= Records for the exercise =
____________

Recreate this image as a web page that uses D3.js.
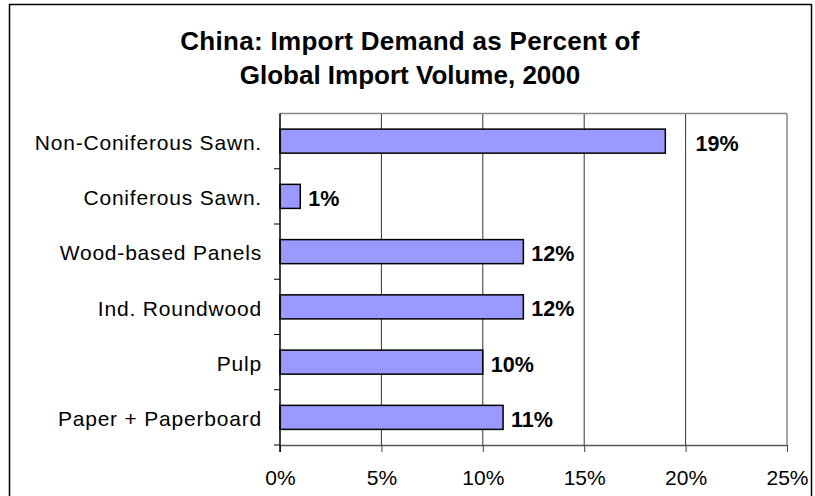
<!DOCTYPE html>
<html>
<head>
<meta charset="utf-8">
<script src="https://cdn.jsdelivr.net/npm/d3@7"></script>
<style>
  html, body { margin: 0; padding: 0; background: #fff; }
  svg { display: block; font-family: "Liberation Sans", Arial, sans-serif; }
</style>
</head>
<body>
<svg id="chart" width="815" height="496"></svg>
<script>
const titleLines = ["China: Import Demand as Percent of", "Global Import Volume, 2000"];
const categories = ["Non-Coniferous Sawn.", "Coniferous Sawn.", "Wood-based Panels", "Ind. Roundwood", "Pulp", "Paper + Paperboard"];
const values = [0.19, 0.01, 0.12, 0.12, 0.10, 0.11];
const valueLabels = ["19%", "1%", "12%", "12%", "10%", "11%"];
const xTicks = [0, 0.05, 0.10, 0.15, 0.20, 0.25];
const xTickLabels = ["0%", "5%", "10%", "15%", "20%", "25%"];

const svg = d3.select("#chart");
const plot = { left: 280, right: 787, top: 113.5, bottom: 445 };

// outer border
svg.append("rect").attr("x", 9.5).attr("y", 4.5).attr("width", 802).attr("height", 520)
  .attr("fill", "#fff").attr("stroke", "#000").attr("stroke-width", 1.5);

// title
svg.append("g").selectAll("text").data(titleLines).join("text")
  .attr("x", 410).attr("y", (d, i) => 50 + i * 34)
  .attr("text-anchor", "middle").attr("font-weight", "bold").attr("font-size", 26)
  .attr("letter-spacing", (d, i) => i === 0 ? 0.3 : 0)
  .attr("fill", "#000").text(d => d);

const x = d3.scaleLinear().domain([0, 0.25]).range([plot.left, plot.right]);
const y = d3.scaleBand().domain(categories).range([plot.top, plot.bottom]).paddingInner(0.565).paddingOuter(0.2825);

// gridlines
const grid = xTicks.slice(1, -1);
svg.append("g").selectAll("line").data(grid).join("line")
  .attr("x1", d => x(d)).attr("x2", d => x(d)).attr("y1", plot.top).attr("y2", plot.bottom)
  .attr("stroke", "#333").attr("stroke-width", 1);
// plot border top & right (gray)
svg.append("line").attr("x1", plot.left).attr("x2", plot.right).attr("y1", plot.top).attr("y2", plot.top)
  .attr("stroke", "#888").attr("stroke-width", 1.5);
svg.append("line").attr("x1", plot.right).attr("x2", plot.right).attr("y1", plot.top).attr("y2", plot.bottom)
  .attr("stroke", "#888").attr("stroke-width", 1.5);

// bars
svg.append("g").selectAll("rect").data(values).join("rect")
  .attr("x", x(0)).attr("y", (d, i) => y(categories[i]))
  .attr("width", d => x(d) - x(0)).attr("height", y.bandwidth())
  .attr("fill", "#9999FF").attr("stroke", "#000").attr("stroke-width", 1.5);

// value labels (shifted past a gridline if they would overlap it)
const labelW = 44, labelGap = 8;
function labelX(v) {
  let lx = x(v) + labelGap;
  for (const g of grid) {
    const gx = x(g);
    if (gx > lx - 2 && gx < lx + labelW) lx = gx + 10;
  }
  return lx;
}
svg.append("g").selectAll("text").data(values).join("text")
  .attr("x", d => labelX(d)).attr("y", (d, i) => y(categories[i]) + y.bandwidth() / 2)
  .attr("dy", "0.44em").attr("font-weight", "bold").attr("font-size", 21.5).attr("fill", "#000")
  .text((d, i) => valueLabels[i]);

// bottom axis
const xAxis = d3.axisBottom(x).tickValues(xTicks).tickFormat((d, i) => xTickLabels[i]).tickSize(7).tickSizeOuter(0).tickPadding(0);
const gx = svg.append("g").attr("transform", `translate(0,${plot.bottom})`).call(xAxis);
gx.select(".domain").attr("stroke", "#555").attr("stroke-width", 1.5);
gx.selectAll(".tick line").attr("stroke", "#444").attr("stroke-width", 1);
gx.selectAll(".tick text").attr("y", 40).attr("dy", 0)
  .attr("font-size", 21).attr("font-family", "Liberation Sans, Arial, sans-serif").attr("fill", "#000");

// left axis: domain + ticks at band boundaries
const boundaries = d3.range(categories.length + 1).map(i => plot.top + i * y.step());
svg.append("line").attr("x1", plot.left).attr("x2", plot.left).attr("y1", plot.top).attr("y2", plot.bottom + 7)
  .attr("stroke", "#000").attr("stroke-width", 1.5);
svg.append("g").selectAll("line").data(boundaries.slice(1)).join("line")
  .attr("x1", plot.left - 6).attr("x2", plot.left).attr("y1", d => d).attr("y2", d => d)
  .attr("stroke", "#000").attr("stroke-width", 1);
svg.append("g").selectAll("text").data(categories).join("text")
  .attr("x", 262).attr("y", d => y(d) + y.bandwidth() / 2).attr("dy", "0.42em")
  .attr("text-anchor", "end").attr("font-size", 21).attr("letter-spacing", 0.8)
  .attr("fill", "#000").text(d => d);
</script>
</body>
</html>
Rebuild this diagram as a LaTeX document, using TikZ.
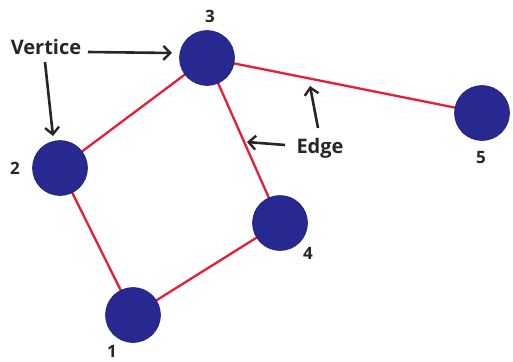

____________

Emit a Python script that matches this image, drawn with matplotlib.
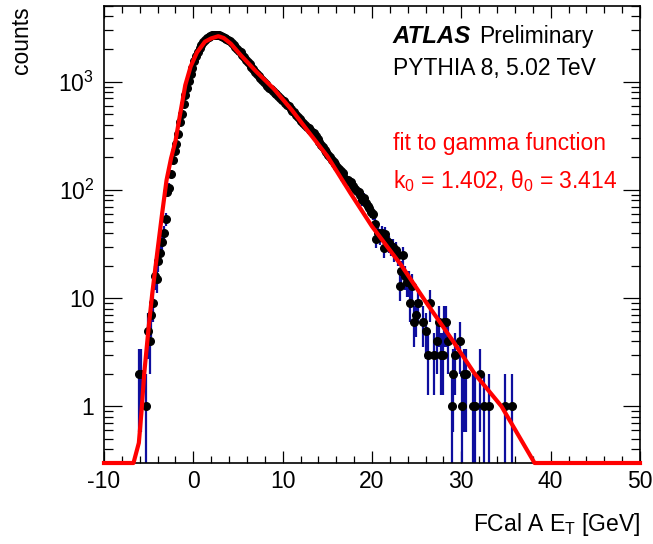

____________

= Short task =
Go through the records and copy each line with "this" in it.

= Output below =
Recreate this image as a web page that uses D3.js.
Rebuild this diagram as a LaTeX document, using TikZ.
Emit a Python script that matches this image, drawn with matplotlib.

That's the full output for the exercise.